For a person seeking to understand why the world thinks as it does today, or why religion today is configured as it is, the Reformation is or should be of direct and immediate relevance. Key social and political fault-lines too can be traced back to it, and not only in Northern Ireland. For those with Christian beliefs the relevance of the Reformation goes, or should go, without saying. Individual denominations, churches, and religious movements have in significant ways been moulded by the sixteenth century, both positively and negatively. They still are. The shape of Christianity worldwide today is substantially a product of the Reformation. Even where this inheritance has been forgotten, the influence is still there in ideas, attitudes, and assumptions which are taken as normal. This is particularly true of the way the Reformation still shapes vocabulary and language.
Because of this conditioning, new ideas and interpretations are not automatically welcomed. They modify and can even threaten self-identity. A myth is a story which enshrines a meaning, and few people, including those who value religious belief, are happy to have their myths destroyed and their heroes shown to have had feet of clay. Similarly with those who are reluctant to accept that religious rather than secular issues are the core to understanding the event. As for the current inter-church scene, the repeated mantra of the ecumenical movement our unhappy divisions is effectively a wish that the Reformation would go away.

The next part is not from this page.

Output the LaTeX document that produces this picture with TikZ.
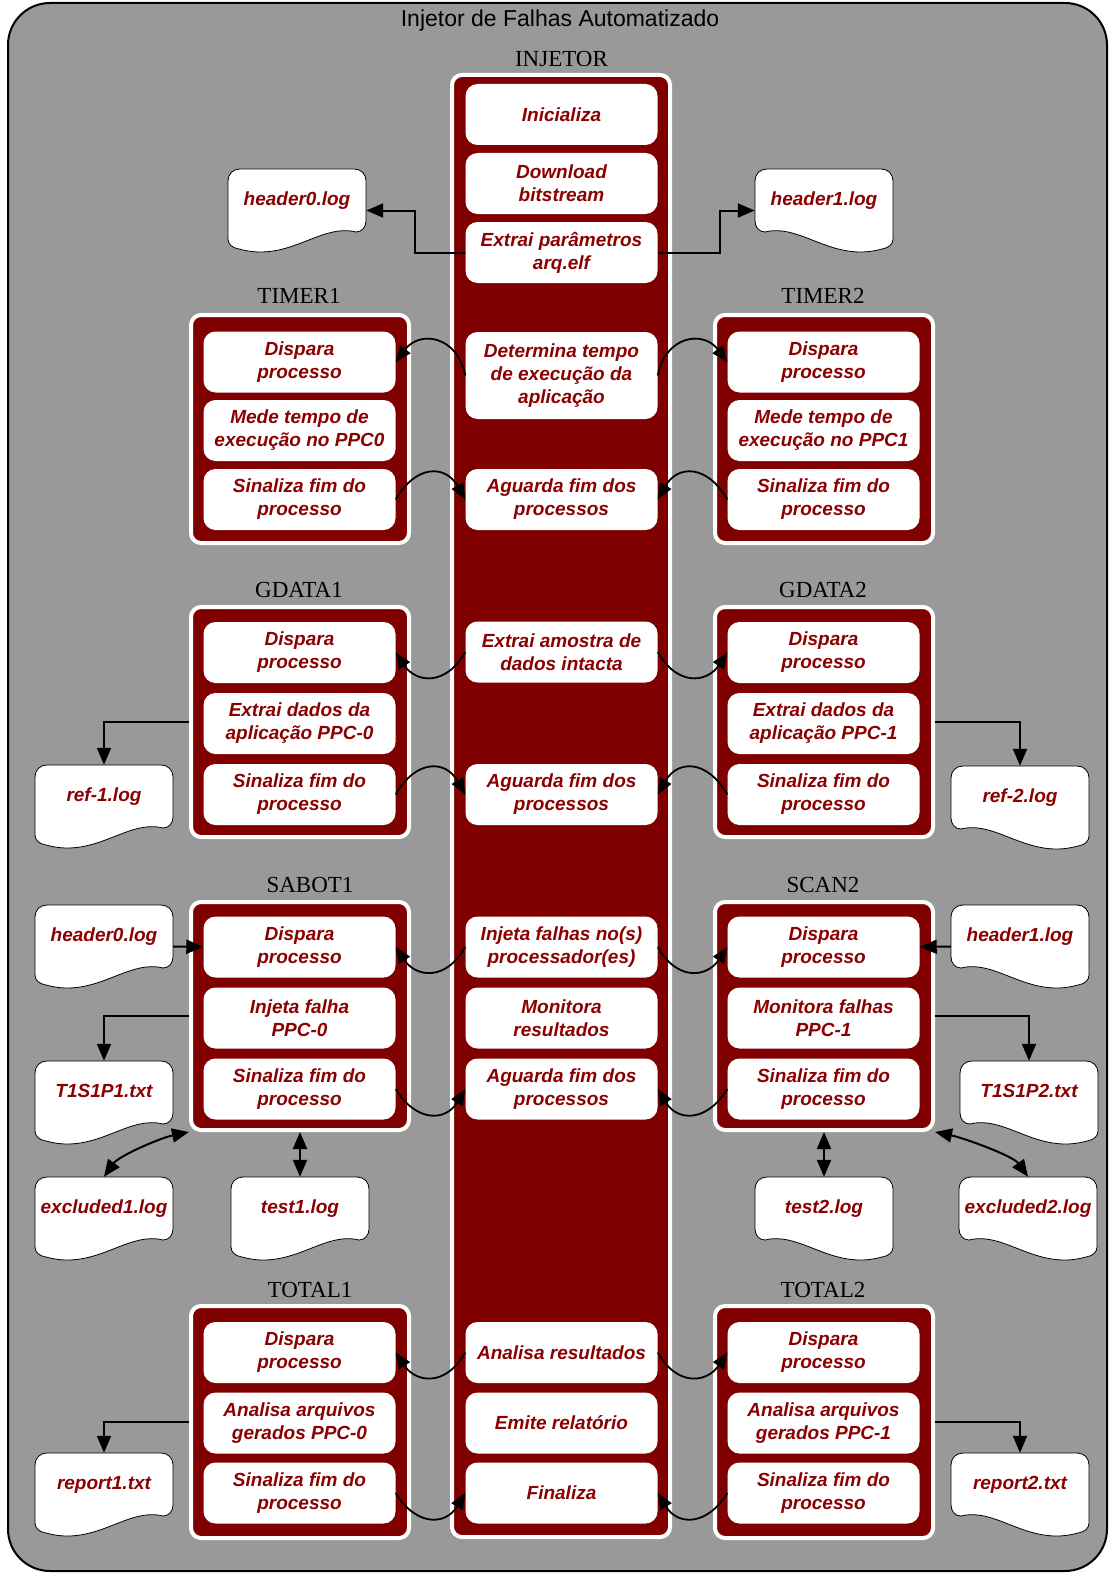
\documentclass[tikz,border=0pt]{standalone}
\usepackage{fontspec}
\setmainfont{Liberation Serif}
\newfontfamily\sansf{Liberation Sans}
\usetikzlibrary{arrows.meta,calc}
\definecolor{bggray}{HTML}{999999}
\definecolor{dred}{HTML}{800000}
\definecolor{dtext}{HTML}{8B0000}
\newcommand\docpath{(0,12) .. controls (0,5) and (5,0) .. (12,0) -- (126,0) .. controls (133,0) and (138,5) .. (138,12) -- (138,52) .. controls (138,58) and (134,63) .. (128,63) .. controls (92,54) and (61,94) .. (11,80) .. controls (4,79) and (0,75) .. (0,70) -- cycle}
\newcommand\docL[4]{%
  \begin{scope}[shift={(#2,#3)}]
    \path[docline] \docpath;
  \end{scope}
  \node[docn] (#1) at ({#2+69},{#3+41.5}) {#4};}
\newcommand\docR[4]{%
  \begin{scope}[shift={({#2+138},#3)},xscale=-1]
    \path[docline] \docpath;
  \end{scope}
  \node[docn] (#1) at ({#2+69},{#3+41.5}) {#4};}
\begin{document}
\begin{tikzpicture}[x=1pt,y=-1pt,
  outerframe/.style={draw=black,line width=2pt,fill=bggray,rounded corners=42pt},
  cont/.style={draw=white,fill=dred,line width=4pt,rounded corners=10pt,minimum width=218pt,inner sep=0pt},
  proc/.style={fill=white,rounded corners=12pt,text=dtext,font=\sansf\bfseries\itshape\fontsize{19}{23}\selectfont,align=center,minimum width=192pt,minimum height=61pt,inner sep=0pt},
  docn/.style={minimum width=138pt,minimum height=83pt,inner sep=0pt,text height=14pt,text depth=24pt,text=dtext,font=\sansf\bfseries\itshape\fontsize{19}{23}\selectfont},
  docline/.style={draw=black,line width=0.8pt,fill=white},
  lab/.style={font=\fontsize{23}{27}\selectfont,inner sep=0pt},
  conn/.style={line width=2pt,-{Triangle[length=17pt,width=14pt]}},
  curv/.style={line width=1.8pt,-{Triangle[length=16pt,width=13pt]}},
  dbl/.style={line width=2pt,{Triangle[length=17pt,width=14pt]}-{Triangle[length=17pt,width=14pt]}}
]
\useasboundingbox (0,0) rectangle (1109,1573);
\path[outerframe] (8,3) rectangle (1107,1571);
\node[font=\sansf\fontsize{23}{27}\selectfont,inner sep=0pt] (title) at (560,21) {Injetor de Falhas Automatizado};

% labels
\node[lab] (linj) at (561.5,59.5) {INJETOR};
\node[lab] (lT1) at (299,296) {TIMER1};
\node[lab] (lT2) at (823,296) {TIMER2};
\node[lab] (lG1) at (299,590) {GDATA1};
\node[lab] (lG2) at (823,590) {GDATA2};
\node[lab] (lS1) at (310,885) {SABOT1};
\node[lab] (lS2) at (823,885) {SCAN2};
\node[lab] (lO1) at (310,1290) {TOTAL1};
\node[lab] (lO2) at (823,1290) {TOTAL2};

% containers
\node[cont,minimum height=1462pt] (injc) at (561,806) {};
\node[cont,minimum height=228pt] (cT1) at (300,429) {};
\node[cont,minimum height=228pt] (cT2) at (824,429) {};
\node[cont,minimum height=230pt] (cG1) at (300,722) {};
\node[cont,minimum height=230pt] (cG2) at (824,722) {};
\node[cont,minimum height=228pt] (cS1) at (300,1016) {};
\node[cont,minimum height=228pt] (cS2) at (824,1016) {};
\node[cont,minimum height=232pt] (cO1) at (300,1422) {};
\node[cont,minimum height=232pt] (cO2) at (824,1422) {};

% injetor boxes
\node[proc] (ini) at (561.5,114.5) {Inicializa};
\node[proc] (dl) at (561.5,183.5) {Download\\bitstream};
\node[proc] (ext) at (561.5,252.5) {Extrai parâmetros\\arq.elf};
\node[proc,minimum height=87pt] (det) at (561.5,375.5) {Determina tempo\\de execução da\\aplicação};
\node[proc] (agT) at (561.5,499.5) {Aguarda fim dos\\processos};
\node[proc] (ams) at (561.5,652) {Extrai amostra de\\dados intacta};
\node[proc] (agG) at (561.5,794.5) {Aguarda fim dos\\processos};
\node[proc] (inj) at (561.5,947) {Injeta falhas no(s)\\processador(es)};
\node[proc] (mon) at (561.5,1018) {Monitora\\resultados};
\node[proc] (agS) at (561.5,1089) {Aguarda fim dos\\processos};
\node[proc] (ana) at (561.5,1352.5) {Analisa resultados};
\node[proc] (emi) at (561.5,1423) {Emite relatório};
\node[proc] (fin) at (561.5,1493) {Finaliza};

% TIMER
\node[proc] (T1a) at (299.5,362) {Dispara\\processo};
\node[proc] (T1b) at (299.5,430.5) {Mede tempo de\\execução no PPC0};
\node[proc] (T1c) at (299.5,499.5) {Sinaliza fim do\\processo};
\node[proc] (T2a) at (823.5,362) {Dispara\\processo};
\node[proc] (T2b) at (823.5,430.5) {Mede tempo de\\execução no PPC1};
\node[proc] (T2c) at (823.5,499.5) {Sinaliza fim do\\processo};
% GDATA
\node[proc] (G1a) at (299.5,652.5) {Dispara\\processo};
\node[proc] (G1b) at (299.5,723.5) {Extrai dados da\\aplicação PPC-0};
\node[proc] (G1c) at (299.5,794.5) {Sinaliza fim do\\processo};
\node[proc] (G2a) at (823.5,652.5) {Dispara\\processo};
\node[proc] (G2b) at (823.5,723.5) {Extrai dados da\\aplicação PPC-1};
\node[proc] (G2c) at (823.5,794.5) {Sinaliza fim do\\processo};
% SABOT / SCAN
\node[proc] (S1a) at (299.5,947) {Dispara\\processo};
\node[proc] (S1b) at (299.5,1018) {Injeta falha\\PPC-0};
\node[proc] (S1c) at (299.5,1089) {Sinaliza fim do\\processo};
\node[proc] (S2a) at (823.5,947) {Dispara\\processo};
\node[proc] (S2b) at (823.5,1018) {Monitora falhas\\PPC-1};
\node[proc] (S2c) at (823.5,1089) {Sinaliza fim do\\processo};
% TOTAL
\node[proc] (O1a) at (299.5,1352.5) {Dispara\\processo};
\node[proc] (O1b) at (299.5,1423) {Analisa arquivos\\gerados PPC-0};
\node[proc] (O1c) at (299.5,1493) {Sinaliza fim do\\processo};
\node[proc] (O2a) at (823.5,1352.5) {Dispara\\processo};
\node[proc] (O2b) at (823.5,1423) {Analisa arquivos\\gerados PPC-1};
\node[proc] (O2c) at (823.5,1493) {Sinaliza fim do\\processo};

% files
\docL{h0a}{228}{169}{header0.log}
\docR{h1a}{755}{169}{header1.log}
\docL{ref1}{35}{765}{ref-1.log}
\docR{ref2}{951}{766}{ref-2.log}
\docL{h0b}{35}{905}{header0.log}
\docR{h1b}{951}{905}{header1.log}
\docL{tp1}{35}{1061}{T1S1P1.txt}
\docR{tp2}{960}{1061}{T1S1P2.txt}
\docL{ex1}{35}{1177}{excluded1.log}
\docL{ts1}{231}{1177}{test1.log}
\docR{ts2}{755}{1177}{test2.log}
\docR{ex2}{959}{1177}{excluded2.log}
\docL{rp1}{35}{1453}{report1.txt}
\docR{rp2}{951}{1453}{report2.txt}

% straight connectors
\draw[conn] (ext.west) -- ++(-50,0) |- (h0a.east);
\draw[conn] (ext.east) -- ++(62,0) |- (h1a.west);
\draw[conn] (cG1.west) -| (ref1.north);
\draw[conn] (cG2.east) -| (ref2.north);
\draw[conn] (h0b.east) -- (S1a.west);
\draw[conn] (h1b.west) -- (S2a.east);
\draw[conn] (cS1.west) -| (tp1.north);
\draw[conn] (cS2.east) -| (tp2.north);
\draw[conn] (cO1.west) -| (rp1.north);
\draw[conn] (cO2.east) -| (rp2.north);
\draw[dbl] (ts1.north) -- (cS1.south);
\draw[dbl] (ts2.north) -- (cS2.south);
\draw[dbl] (ex1.north) .. controls +(15,-21) and +(-29,6) .. (cS1.south west);
\draw[dbl] (ex2.north) .. controls +(-15,-21) and +(29,6) .. (cS2.south east);

% curved connectors
\draw[curv] (det.west) .. controls +(-8,-40) and +(24,-32) .. (T1a.east);
\draw[curv] (det.east) .. controls +(8,-40) and +(-24,-32) .. (T2a.west);
\draw[curv] (T1c.east) .. controls +(20,-35) and +(-20,-35) .. (agT.west);
\draw[curv] (T2c.west) .. controls +(-20,-35) and +(20,-35) .. (agT.east);
\draw[curv] (ams.west) .. controls +(-20,35) and +(20,30) .. (G1a.east);
\draw[curv] (ams.east) .. controls +(20,35) and +(-20,30) .. (G2a.west);
\draw[curv] (G1c.east) .. controls +(20,-35) and +(-20,-35) .. (agG.west);
\draw[curv] (G2c.west) .. controls +(-20,-35) and +(20,-35) .. (agG.east);
\draw[curv] (inj.west) .. controls +(-20,35) and +(20,30) .. (S1a.east);
\draw[curv] (inj.east) .. controls +(20,35) and +(-20,30) .. (S2a.west);
\draw[curv] (S1c.east) .. controls +(20,33) and +(-20,33) .. (agS.west);
\draw[curv] (S2c.west) .. controls +(-20,33) and +(20,33) .. (agS.east);
\draw[curv] (ana.west) .. controls +(-20,35) and +(20,30) .. (O1a.east);
\draw[curv] (ana.east) .. controls +(20,35) and +(-20,30) .. (O2a.west);
\draw[curv] (O1c.east) .. controls +(20,33) and +(-20,33) .. (fin.west);
\draw[curv] (O2c.west) .. controls +(-20,33) and +(20,33) .. (fin.east);
\end{tikzpicture}
\end{document}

Challenging any or all of this may seem foolhardy in the extreme. Nevertheless, this book sets out to tell something of the overall story of the Reformation in the light of recent scholarship. It recognizes that it will not please everybody, especially as it attempts to be as irenic as possible and to be, as far as is feasible, fair to all sides of the story. Not that this account is neutral; it couldnt be. No writer ever is, and certainly not where the Reformation is concerned. Expecting prejudice from a Roman Catholic or a Protestant may seem obvious, but agnostics and atheists also bring their own predispositions. Nor, if it were possible, would the apparently safe path of total neutrality avoid disaster. It is essential to empathize with the passion which is fundamental to the subject. You have to feel why it was vital to burn a heretic or gut a Catholic priest. A value-free Reformation is an impossibility.
The only safe course is to be as objective and fair to the evidence as possible, and to be transparent about ones own position. Thus I write as a Protestant with a background in English evangelical nonconformity; that is the community I instinctively understand. My broader position is that the Reformation was essentially a religious event. Not exclusively politics, economics, and society explain much of the tragedy but essentially so. Anything less falsifies. What is more, like any other major religious episode, the Reformation has to be placed in the ongoing context of the wider history of Christianity and Christian belief, and this makes understanding even more difficult. It poses the obscenity of Christians who claimed to be motivated by the love of God killing other Christians who claimed to be motivated by the love of God.
The change that has come over Reformation Studies in the last thirty years has shaped this book in a second respect. Until the last generation or so, the majority of Reformation scholars adopted a top-down perspective. They concentrated on major events, on theological ideas, and the impact of significant individuals. Even though many good studies of local events were undertaken, these tended to take the Reformation as a given. Today, historians recognize the need to re-tell the story from the bottom up; that is, how the Reformation came to individuals and communities and what it meant to them. Certainly the story of Reformation theology has to be told. The great ideas do have to be explored; why people think is as important as what they think. Yet the significance of theology is marginal until we ask how new religious ideas reached ordinary man and woman, whether (and why) the ideas were or were not accepted, and how this changed lives.
In this it is vital to remember that the word religion covers different things. There is religion as ritual, religion as a set of ideas, and religion as a personal commitment; in other words, we must distinguish between the way churches worshipped, what people were taught to believe, and how belief was or was not internalized. For example, in England in 1559, the state imposed a switch from services using the medieval Sarum liturgy to services using the Book of Common Prayer . This tells us that ritual changed. It tells us little about what people believed, still less about their spiritual response, and almost nothing about variation between person and person: generalization is perilous. We also face a contradiction which has been at the core of Christianity since the early centuries. Is a church comprised exclusively of those who by conviction choose to belong what is termed a gathered church or does it represent and include the whole of the community? In practice, if not in theory, much of the West has now embraced the gathered church model. It accepts that a church consists of individuals who choose to attend and decide for themselves the nature and extent of their individual religious commitment. In the sixteenth century, reformers of all complexions certainly wished to promote individual commitment; in particular, some Protestant reformers saw that model as returning to the early Christian church. Yet over the centuries the European church had become a massive and complex structure of interlocking ecclesiastical and political machinery. Its thought patterns dominated both language and philosophy, and the ideas and concepts of society. Of course the sixteenth century does provide plentiful examples of men and women making a spiritual commitment; several thousand, indeed, were willing to die for their beliefs. But the notion that personal conviction was all that mattered cannot account for whole communities ending in one Reformation camp or another. Why England became Protestant and France did not is not adequately explained by counting conversions. Arriving at such community allegiance was a substantially political process which historians have unhappily learned to call confessionalization.